### [TASK OBJECTIVE]
Quote all lines below exactly. Images stay out.

### [DATA SECTION]

BEGIN

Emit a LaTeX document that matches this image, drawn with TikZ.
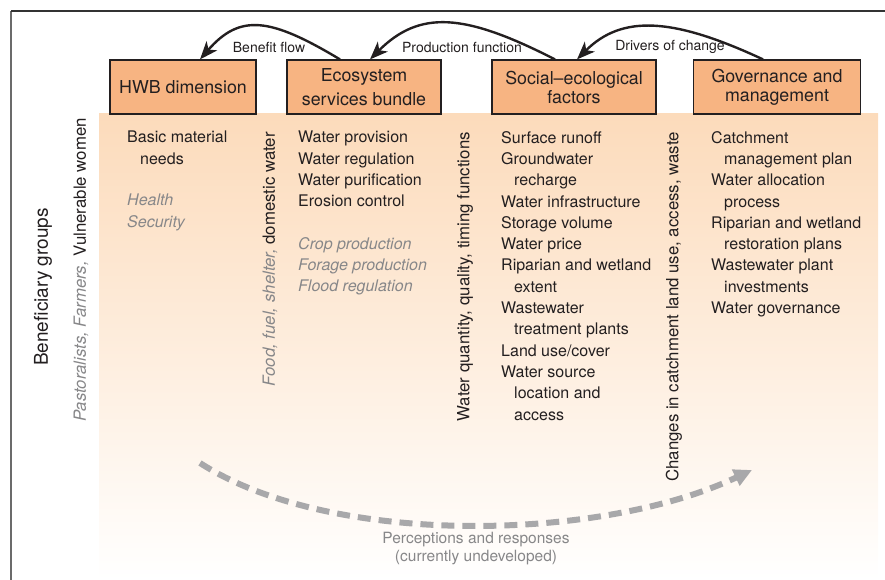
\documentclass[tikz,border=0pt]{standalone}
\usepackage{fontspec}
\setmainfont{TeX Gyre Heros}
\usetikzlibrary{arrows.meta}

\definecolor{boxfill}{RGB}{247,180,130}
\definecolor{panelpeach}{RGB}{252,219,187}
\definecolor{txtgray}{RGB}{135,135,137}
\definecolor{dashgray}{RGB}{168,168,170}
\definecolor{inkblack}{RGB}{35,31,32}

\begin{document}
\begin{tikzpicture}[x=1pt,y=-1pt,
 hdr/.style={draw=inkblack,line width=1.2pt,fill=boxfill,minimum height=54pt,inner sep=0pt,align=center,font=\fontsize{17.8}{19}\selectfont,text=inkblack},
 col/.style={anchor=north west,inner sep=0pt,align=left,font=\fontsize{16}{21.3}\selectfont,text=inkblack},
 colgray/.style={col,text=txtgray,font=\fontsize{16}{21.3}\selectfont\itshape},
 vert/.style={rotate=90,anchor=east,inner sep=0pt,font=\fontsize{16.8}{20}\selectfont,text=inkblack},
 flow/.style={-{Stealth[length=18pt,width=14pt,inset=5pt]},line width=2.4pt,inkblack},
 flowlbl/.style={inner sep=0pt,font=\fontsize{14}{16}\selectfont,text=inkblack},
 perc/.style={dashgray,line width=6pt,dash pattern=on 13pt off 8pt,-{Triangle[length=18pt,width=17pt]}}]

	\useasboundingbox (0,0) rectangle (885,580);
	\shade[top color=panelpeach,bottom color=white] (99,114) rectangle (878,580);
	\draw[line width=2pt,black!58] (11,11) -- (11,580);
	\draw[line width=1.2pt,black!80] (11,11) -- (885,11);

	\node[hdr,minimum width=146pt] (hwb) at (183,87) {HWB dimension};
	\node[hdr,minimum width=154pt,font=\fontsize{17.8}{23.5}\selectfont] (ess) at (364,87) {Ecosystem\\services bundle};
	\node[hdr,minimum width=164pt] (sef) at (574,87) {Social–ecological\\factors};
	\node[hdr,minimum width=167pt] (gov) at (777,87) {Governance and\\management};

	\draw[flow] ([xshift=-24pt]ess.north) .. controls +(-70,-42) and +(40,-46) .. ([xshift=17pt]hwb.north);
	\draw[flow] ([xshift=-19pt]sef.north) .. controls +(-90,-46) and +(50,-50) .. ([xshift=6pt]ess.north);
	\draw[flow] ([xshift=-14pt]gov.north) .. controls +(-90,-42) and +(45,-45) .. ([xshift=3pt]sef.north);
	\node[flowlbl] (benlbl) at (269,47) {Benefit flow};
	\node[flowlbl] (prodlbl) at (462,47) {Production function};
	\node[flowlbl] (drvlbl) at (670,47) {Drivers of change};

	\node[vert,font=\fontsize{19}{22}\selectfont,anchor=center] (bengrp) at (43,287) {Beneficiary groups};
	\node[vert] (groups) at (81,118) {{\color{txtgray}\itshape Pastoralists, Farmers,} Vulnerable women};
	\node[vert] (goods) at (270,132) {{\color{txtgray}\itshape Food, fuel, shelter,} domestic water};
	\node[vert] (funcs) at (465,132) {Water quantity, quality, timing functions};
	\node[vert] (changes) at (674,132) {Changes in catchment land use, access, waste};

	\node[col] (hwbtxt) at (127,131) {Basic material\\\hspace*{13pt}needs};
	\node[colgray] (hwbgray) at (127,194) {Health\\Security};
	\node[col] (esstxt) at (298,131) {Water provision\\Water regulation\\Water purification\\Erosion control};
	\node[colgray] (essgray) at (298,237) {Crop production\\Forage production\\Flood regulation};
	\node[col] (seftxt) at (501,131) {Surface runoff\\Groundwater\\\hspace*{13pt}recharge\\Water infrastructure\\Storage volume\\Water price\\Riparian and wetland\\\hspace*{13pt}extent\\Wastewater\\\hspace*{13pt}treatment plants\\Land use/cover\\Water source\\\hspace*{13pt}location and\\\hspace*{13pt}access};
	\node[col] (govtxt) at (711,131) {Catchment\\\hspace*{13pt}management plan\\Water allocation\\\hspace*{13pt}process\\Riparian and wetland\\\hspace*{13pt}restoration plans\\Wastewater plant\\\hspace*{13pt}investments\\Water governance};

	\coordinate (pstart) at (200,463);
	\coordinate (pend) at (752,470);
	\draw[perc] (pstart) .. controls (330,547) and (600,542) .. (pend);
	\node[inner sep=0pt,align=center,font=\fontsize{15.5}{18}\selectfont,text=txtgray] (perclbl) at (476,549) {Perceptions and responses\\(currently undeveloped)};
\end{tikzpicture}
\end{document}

END

### [THE REPLY]
Emit a LaTeX document that matches this image, drawn with TikZ.
\documentclass[tikz,border=0pt]{standalone}
\usepackage{fontspec}
\setmainfont{TeX Gyre Heros}
\usetikzlibrary{arrows.meta}

\definecolor{boxfill}{RGB}{247,180,130}
\definecolor{panelpeach}{RGB}{252,219,187}
\definecolor{txtgray}{RGB}{135,135,137}
\definecolor{dashgray}{RGB}{168,168,170}
\definecolor{inkblack}{RGB}{35,31,32}

\begin{document}
\begin{tikzpicture}[x=1pt,y=-1pt,
 hdr/.style={draw=inkblack,line width=1.2pt,fill=boxfill,minimum height=54pt,inner sep=0pt,align=center,font=\fontsize{17.8}{19}\selectfont,text=inkblack},
 col/.style={anchor=north west,inner sep=0pt,align=left,font=\fontsize{16}{21.3}\selectfont,text=inkblack},
 colgray/.style={col,text=txtgray,font=\fontsize{16}{21.3}\selectfont\itshape},
 vert/.style={rotate=90,anchor=east,inner sep=0pt,font=\fontsize{16.8}{20}\selectfont,text=inkblack},
 flow/.style={-{Stealth[length=18pt,width=14pt,inset=5pt]},line width=2.4pt,inkblack},
 flowlbl/.style={inner sep=0pt,font=\fontsize{14}{16}\selectfont,text=inkblack},
 perc/.style={dashgray,line width=6pt,dash pattern=on 13pt off 8pt,-{Triangle[length=18pt,width=17pt]}}]

	\useasboundingbox (0,0) rectangle (885,580);
	\shade[top color=panelpeach,bottom color=white] (99,114) rectangle (878,580);
	\draw[line width=2pt,black!58] (11,11) -- (11,580);
	\draw[line width=1.2pt,black!80] (11,11) -- (885,11);

	\node[hdr,minimum width=146pt] (hwb) at (183,87) {HWB dimension};
	\node[hdr,minimum width=154pt,font=\fontsize{17.8}{23.5}\selectfont] (ess) at (364,87) {Ecosystem\\services bundle};
	\node[hdr,minimum width=164pt] (sef) at (574,87) {Social–ecological\\factors};
	\node[hdr,minimum width=167pt] (gov) at (777,87) {Governance and\\management};

	\draw[flow] ([xshift=-24pt]ess.north) .. controls +(-70,-42) and +(40,-46) .. ([xshift=17pt]hwb.north);
	\draw[flow] ([xshift=-19pt]sef.north) .. controls +(-90,-46) and +(50,-50) .. ([xshift=6pt]ess.north);
	\draw[flow] ([xshift=-14pt]gov.north) .. controls +(-90,-42) and +(45,-45) .. ([xshift=3pt]sef.north);
	\node[flowlbl] (benlbl) at (269,47) {Benefit flow};
	\node[flowlbl] (prodlbl) at (462,47) {Production function};
	\node[flowlbl] (drvlbl) at (670,47) {Drivers of change};

	\node[vert,font=\fontsize{19}{22}\selectfont,anchor=center] (bengrp) at (43,287) {Beneficiary groups};
	\node[vert] (groups) at (81,118) {{\color{txtgray}\itshape Pastoralists, Farmers,} Vulnerable women};
	\node[vert] (goods) at (270,132) {{\color{txtgray}\itshape Food, fuel, shelter,} domestic water};
	\node[vert] (funcs) at (465,132) {Water quantity, quality, timing functions};
	\node[vert] (changes) at (674,132) {Changes in catchment land use, access, waste};

	\node[col] (hwbtxt) at (127,131) {Basic material\\\hspace*{13pt}needs};
	\node[colgray] (hwbgray) at (127,194) {Health\\Security};
	\node[col] (esstxt) at (298,131) {Water provision\\Water regulation\\Water purification\\Erosion control};
	\node[colgray] (essgray) at (298,237) {Crop production\\Forage production\\Flood regulation};
	\node[col] (seftxt) at (501,131) {Surface runoff\\Groundwater\\\hspace*{13pt}recharge\\Water infrastructure\\Storage volume\\Water price\\Riparian and wetland\\\hspace*{13pt}extent\\Wastewater\\\hspace*{13pt}treatment plants\\Land use/cover\\Water source\\\hspace*{13pt}location and\\\hspace*{13pt}access};
	\node[col] (govtxt) at (711,131) {Catchment\\\hspace*{13pt}management plan\\Water allocation\\\hspace*{13pt}process\\Riparian and wetland\\\hspace*{13pt}restoration plans\\Wastewater plant\\\hspace*{13pt}investments\\Water governance};

	\coordinate (pstart) at (200,463);
	\coordinate (pend) at (752,470);
	\draw[perc] (pstart) .. controls (330,547) and (600,542) .. (pend);
	\node[inner sep=0pt,align=center,font=\fontsize{15.5}{18}\selectfont,text=txtgray] (perclbl) at (476,549) {Perceptions and responses\\(currently undeveloped)};
\end{tikzpicture}
\end{document}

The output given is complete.